Nickel hydroxide nanoflakes grown on carbonized melamine foam via chemical bath deposition for supercapacitor electrodes

Abstract

Ni(OH)2 nanoflakes were deposited on a carbonized melamine foam (CMF) substrate (Ni(OH)2 @CMF) via chemical bath deposition at room temperature. This was achieved by using three different Ni(OH)2 precursor solution concentrations. Ni(OH)2 @CMF-0.05 was obtained using a 0.05 M Ni(OH)2 solution and exhibited a high specific capacitance of 1066 F g-1 at a specific current of 1 A g-1; further, this material retained a specific capacitance of 698 F g-1 at a specific current of 5 A g-1. At a scan rate of 5 mV s-1, the specific capacitance of Ni(OH)2 @CMF-0.05 was 965 F g-1. This excellent electrochemical performance is ascribed to the large amount of functional groups in CMF, which allowed for its facile reaction with Ni(OH)2 during the synthesis of Ni(OH)2 @CMF as well as with the hydroxide ions in the electrolyte during charge/discharge cycles.
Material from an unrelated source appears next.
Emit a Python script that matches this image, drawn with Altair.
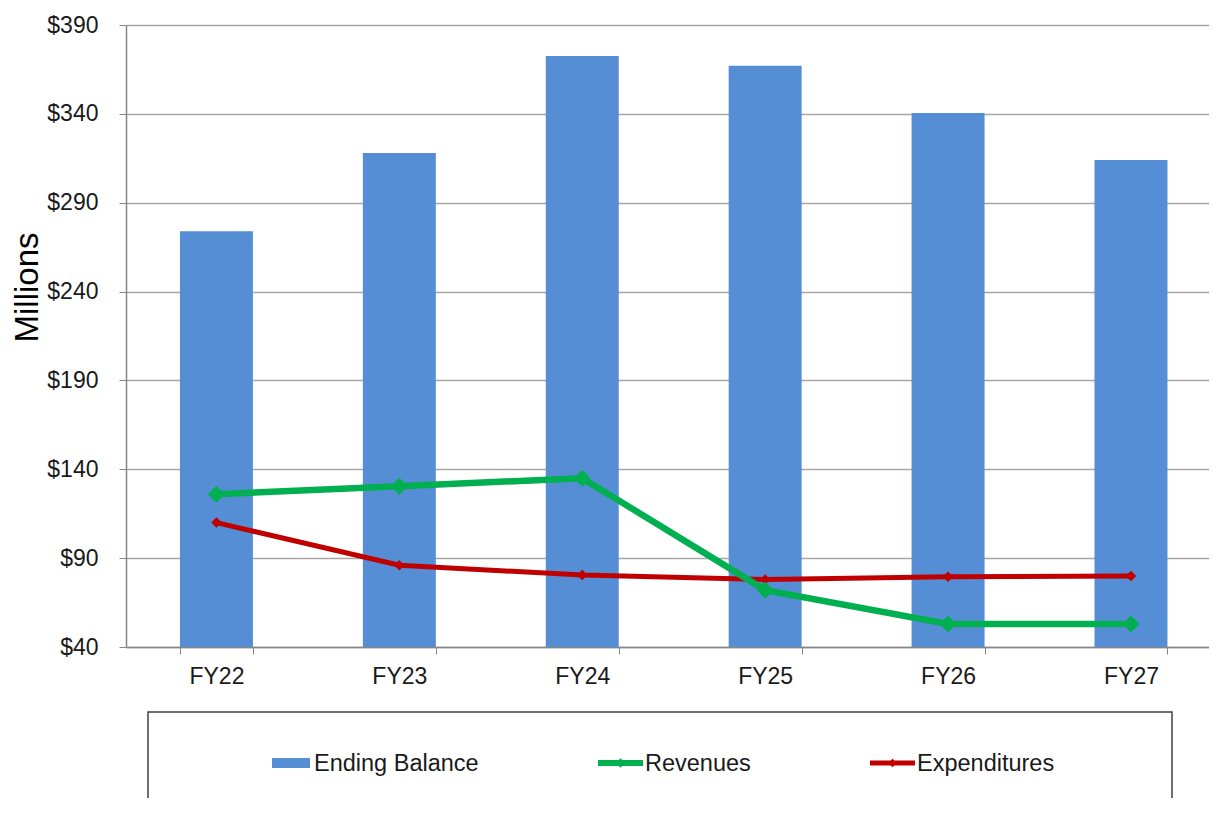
import altair as alt
import pandas as pd

years = ["FY22", "FY23", "FY24", "FY25", "FY26", "FY27"]
ending_balance = [274, 318, 372.5, 367, 340.5, 314]
revenues = [126, 130.5, 135, 72, 53, 53]
expenditures = [110, 86, 80.5, 78, 79.5, 80]
series_names = ["Ending Balance", "Revenues", "Expenditures"]
y_ticks = [40, 90, 140, 190, 240, 290, 340, 390]

BLUE = "#558ED5"
GREEN = "#00B050"
RED = "#C00000"
FONT = "Liberation Sans"

df = pd.DataFrame({
    "year": years,
    "balance": ending_balance,
    "revenues": revenues,
    "expenditures": expenditures,
})

W, H = 1083, 622

xenc = alt.X(
    "year:N", sort=years, title=None,
    scale=alt.Scale(paddingInner=0.601, paddingOuter=0.261, align=0.565),
    axis=alt.Axis(
        labelFont=FONT, labelFontSize=23, labelColor="#1a1a1a", labelPadding=11,
        tickBand="extent", tickSize=7, tickColor="#868686", domainColor="#868686",
        domainWidth=1.5, grid=False, labelAngle=0,
    ),
)
yscale = alt.Scale(domain=[40, 390], nice=False, zero=False)
yaxis = alt.Axis(
    values=y_ticks, labelExpr="'$' + datum.value",
    labelFont=FONT, labelFontSize=23, labelColor="#1a1a1a", labelPadding=21,
    tickSize=7, tickColor="#868686", domainColor="#868686", domainWidth=1.5,
    grid=True, gridColor="#A6A6A6", gridWidth=1.5,
    title="Millions", titleFont=FONT, titleFontSize=33, titleFontWeight="normal",
    titleColor="#000000", titleAngle=270, titleX=-99, titleY=262,
    titleAlign="center", titleBaseline="middle",
)

base = alt.Chart(df)

bars = base.mark_bar(color=BLUE).encode(
    x=xenc,
    y=alt.Y("balance:Q", scale=yscale, axis=yaxis),
    y2=alt.datum(40),
)

rev_line = base.mark_line(color=GREEN, strokeWidth=6.5).encode(
    x=xenc, y=alt.Y("revenues:Q", scale=yscale, axis=yaxis))
rev_pts = base.mark_point(shape="diamond", filled=True, color=GREEN, size=290, opacity=1).encode(
    x=xenc, y=alt.Y("revenues:Q", scale=yscale, axis=yaxis))
exp_line = base.mark_line(color=RED, strokeWidth=5).encode(
    x=xenc, y=alt.Y("expenditures:Q", scale=yscale, axis=yaxis))
exp_pts = base.mark_point(shape="diamond", filled=True, color=RED, size=110, opacity=1).encode(
    x=xenc, y=alt.Y("expenditures:Q", scale=yscale, axis=yaxis))

# ---- custom legend box (layout only) ----
one = alt.Data(values=[{"a": 1}])
box = alt.Chart(one).mark_rect(fill=None, stroke="#404040", strokeWidth=1.5).encode(
    x=alt.value(22), x2=alt.value(1046), y=alt.value(687), y2=alt.value(900))

LY = 738
leg_rect = alt.Chart(one).mark_rect(color=BLUE).encode(
    x=alt.value(146), x2=alt.value(184), y=alt.value(LY - 5), y2=alt.value(LY + 5))
leg_rev = alt.Chart(one).mark_rule(color=GREEN, strokeWidth=6).encode(
    x=alt.value(472), x2=alt.value(517), y=alt.value(LY), y2=alt.value(LY))
leg_rev_pt = alt.Chart(one).mark_point(shape="diamond", filled=True, color=GREEN, size=90, opacity=1).encode(
    x=alt.value(494.5), y=alt.value(LY))
leg_exp = alt.Chart(one).mark_rule(color=RED, strokeWidth=5).encode(
    x=alt.value(744), x2=alt.value(789), y=alt.value(LY), y2=alt.value(LY))
leg_exp_pt = alt.Chart(one).mark_point(shape="diamond", filled=True, color=RED, size=70, opacity=1).encode(
    x=alt.value(766.5), y=alt.value(LY))

def leg_text(label, x):
    return alt.Chart(one).mark_text(
        text=label, font=FONT, fontSize=23.5, color="#1a1a1a", align="left", baseline="middle"
    ).encode(x=alt.value(x), y=alt.value(LY + 1))

t1 = leg_text(series_names[0], 188)
t2 = leg_text(series_names[1], 519)
t3 = leg_text(series_names[2], 791)

chart = alt.layer(
    bars, exp_line, exp_pts, rev_line, rev_pts,
    box, leg_rect, leg_rev, leg_rev_pt, leg_exp, leg_exp_pt, t1, t2, t3,
).properties(
    width=W, height=H,
    autosize=alt.AutoSizeParams(type="none"),
    padding={"left": 118, "top": 17, "right": 0, "bottom": 151},
).configure_view(stroke=None).configure(background="white")

chart.save("out.html", embed_options={"renderer": "svg", "actions": False})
The monolithic device, which was achieved owing to the three-dimensional structure of CMF, delivered a high energy density of 27.5 Wh kg-1 at a power density of 140 W kg-1 and a high power density of 7.5 kW kg-1 at an energy density of 6.6 Wh kg-1. The device retained 100% of its energy density after 8000 charge/discharge cycles. This work suggests a potential approach to utilize melamine foam as a substrate for the low-cost growth of metal hydroxide nanostructures that can be used as electrode supercapacitors.